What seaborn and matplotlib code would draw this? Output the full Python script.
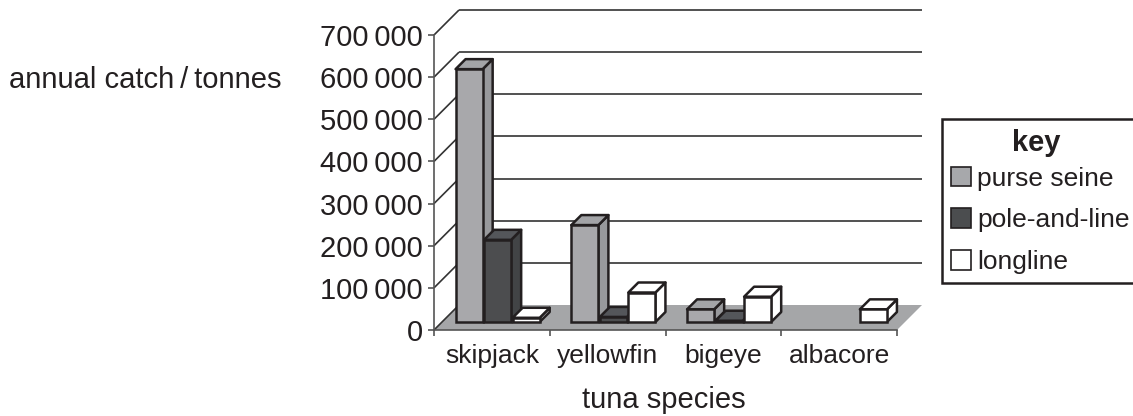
import matplotlib
matplotlib.use('Agg')
import matplotlib.pyplot as plt
from matplotlib.patches import Patch, Polygon
import pandas as pd
import seaborn as sns

species = ['skipjack', 'yellowfin', 'bigeye', 'albacore']
gears = ['purse seine', 'pole-and-line', 'longline']
purse_seine = [600000, 230000, 30000, 0]
pole_and_line = [195000, 12000, 3000, 0]
longline = [10000, 70000, 60000, 30000]
y_ticks = [0, 100000, 200000, 300000, 400000, 500000, 600000, 700000]

INK = '#231f20'
FLOOR = '#a5a6a8'
front = {'purse seine': '#a7a8ab', 'pole-and-line': '#4b4d4f', 'longline': '#ffffff'}
side = {'purse seine': '#98999c', 'pole-and-line': '#424446', 'longline': '#ffffff'}
top = {'purse seine': '#a3a4a7', 'pole-and-line': '#54565a', 'longline': '#ffffff'}

df = pd.DataFrame({
    'species': species * 3,
    'gear': [g for g in gears for _ in species],
    'catch': purse_seine + pole_and_line + longline,
})

sns.set_style('white')
plt.rcParams['font.family'] = ['Liberation Sans', 'DejaVu Sans']
plt.rcParams['text.color'] = INK
plt.rcParams['axes.labelcolor'] = INK

W, H = 1133, 416
fig = plt.figure(figsize=(W / 100, H / 100), dpi=100)
# front plane of the fake 3d box, in pixels
left, right, y0, y700 = 434, 897, 330, 35
ax = fig.add_axes([left / W, 1 - y0 / H, (right - left) / W, (y0 - y700) / H])
ax.patch.set_alpha(0)

sns.barplot(data=df, x='species', y='catch', hue='gear', order=species, hue_order=gears,
            palette=front, width=0.739, gap=0.05, dodge=True, legend=False,
            edgecolor=INK, linewidth=1.8, ax=ax)
ax.set_xlim(-0.5, 3.5)
ax.set_ylim(0, 700000)

# pixel to data unit factors
ux = 4 / (right - left)
uy = 700000 / (y0 - y700)
wall = 25


def face(pts, fc, z, ec=INK, lw=1.8):
    ax.add_patch(Polygon(pts, closed=True, facecolor=fc, edgecolor=ec, linewidth=lw,
                         joinstyle='round', clip_on=False, zorder=z))


def line(xs, ys, color='#333333', lw=1.2, z=0.5):
    ax.plot(xs, ys, color=color, lw=lw, clip_on=False, zorder=z, solid_capstyle='butt')


# floor
xa, xb = -0.5, 3.5
face([(xa, 0), (xb, 0), (xb + wall * ux, wall * uy), (xa + wall * ux, wall * uy)], FLOOR, 0.6, ec='none', lw=0)

# walls
for v in y_ticks[1:]:
    line([xa, xa + wall * ux], [v, v + wall * uy])
    line([xa + wall * ux, xb + wall * ux], [v + wall * uy, v + wall * uy])
line([xa, xa + wall * ux], [0, wall * uy], z=0.7)

# depth of the bars
bar_dx, bar_dy = 5.75 * ux, 8 * uy
depth = 10
ddx, ddy = depth * ux, depth * uy
gear_of = {}
for g, cont in zip(gears, ax.containers):
    for b in cont:
        gear_of[b] = g
bars = sorted(gear_of, key=lambda b: b.get_x())

for i, b in enumerate(bars):
    h = b.get_height()
    if h <= 0:
        b.set_visible(False)
        continue
    g = gear_of[b]
    x1 = b.get_x() + bar_dx
    x2 = x1 + b.get_width()
    y1 = bar_dy
    y2 = bar_dy + h
    z = 2 + i * 0.1
    b.set_x(x1)
    b.set_y(y1)
    b.set_zorder(z + 0.02)
    b.set_clip_on(False)
    face([(x2, y1), (x2 + ddx, y1 + ddy), (x2 + ddx, y2 + ddy), (x2, y2)], side[g], z)
    face([(x1, y2), (x2, y2), (x2 + ddx, y2 + ddy), (x1 + ddx, y2 + ddy)], top[g], z + 0.01)

# axes
sns.despine(ax=ax, top=True, right=True)
for s in ['left', 'bottom']:
    ax.spines[s].set_color('#555555')
    ax.spines[s].set_linewidth(1.2)
    ax.spines[s].set_zorder(5)
ax.set_yticks(y_ticks)
ax.set_yticklabels([f'{v:,}'.replace(',', '\u2009') for v in y_ticks])
ax.set_xticks([-0.5, 0.5, 1.5, 2.5, 3.5], minor=False)
ax.set_xticklabels([])
ax.set_xticks(range(4), labels=species, minor=True)
ax.tick_params(axis='x', which='minor', length=0, pad=10, labelsize=19, labelcolor=INK)
ax.tick_params(axis='x', which='major', length=4, width=1.2, color='#555555', bottom=True)
ax.tick_params(axis='y', length=4, width=1.2, color='#555555', left=True, pad=4,
               labelsize=21, labelcolor=INK)

ax.set_xlabel('tuna species', fontsize=21)
ax.xaxis.set_label_coords((664 - left) / (right - left), -(400 - y0) / (y0 - y700))
ax.xaxis.label.set_va('center')
ax.set_ylabel('annual catch\u2009/\u2009tonnes', fontsize=21, rotation=0, ha='left', va='center')
ax.yaxis.set_label_coords((9 - left) / (right - left), (y0 - 80) / (y0 - y700))

# key
handles = [Patch(facecolor=front[g], edgecolor=INK, linewidth=1.2, label=g) for g in gears]
leg = ax.legend(handles=handles, title='key', loc='upper left', ncol=1,
                bbox_to_anchor=(942 / W, 1 - 119 / H), bbox_transform=fig.transFigure,
                borderaxespad=0, fontsize=19, fancybox=False, framealpha=1, edgecolor=INK,
                handlelength=0.75, handleheight=0.78, handletextpad=0.23, labelspacing=0.66,
                borderpad=0.35, title_fontproperties={'weight': 'bold', 'size': 21,
                                                      'family': 'Liberation Sans'})
leg.get_frame().set_linewidth(1.8)
leg.set_zorder(10)
leg._legend_box.sep = 7.5
leg.get_title().set_position((-4.5, -1.0))

plt.savefig('out.png', dpi=100)
plt.close()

--- Task instructions ---
Omitting all pictures, restate exactly the lines of the material from its start through the line that contains "import seaborn as sns".

--- Task output ---
What seaborn and matplotlib code would draw this? Output the full Python script.
import matplotlib
matplotlib.use('Agg')
import matplotlib.pyplot as plt
from matplotlib.patches import Patch, Polygon
import pandas as pd
import seaborn as sns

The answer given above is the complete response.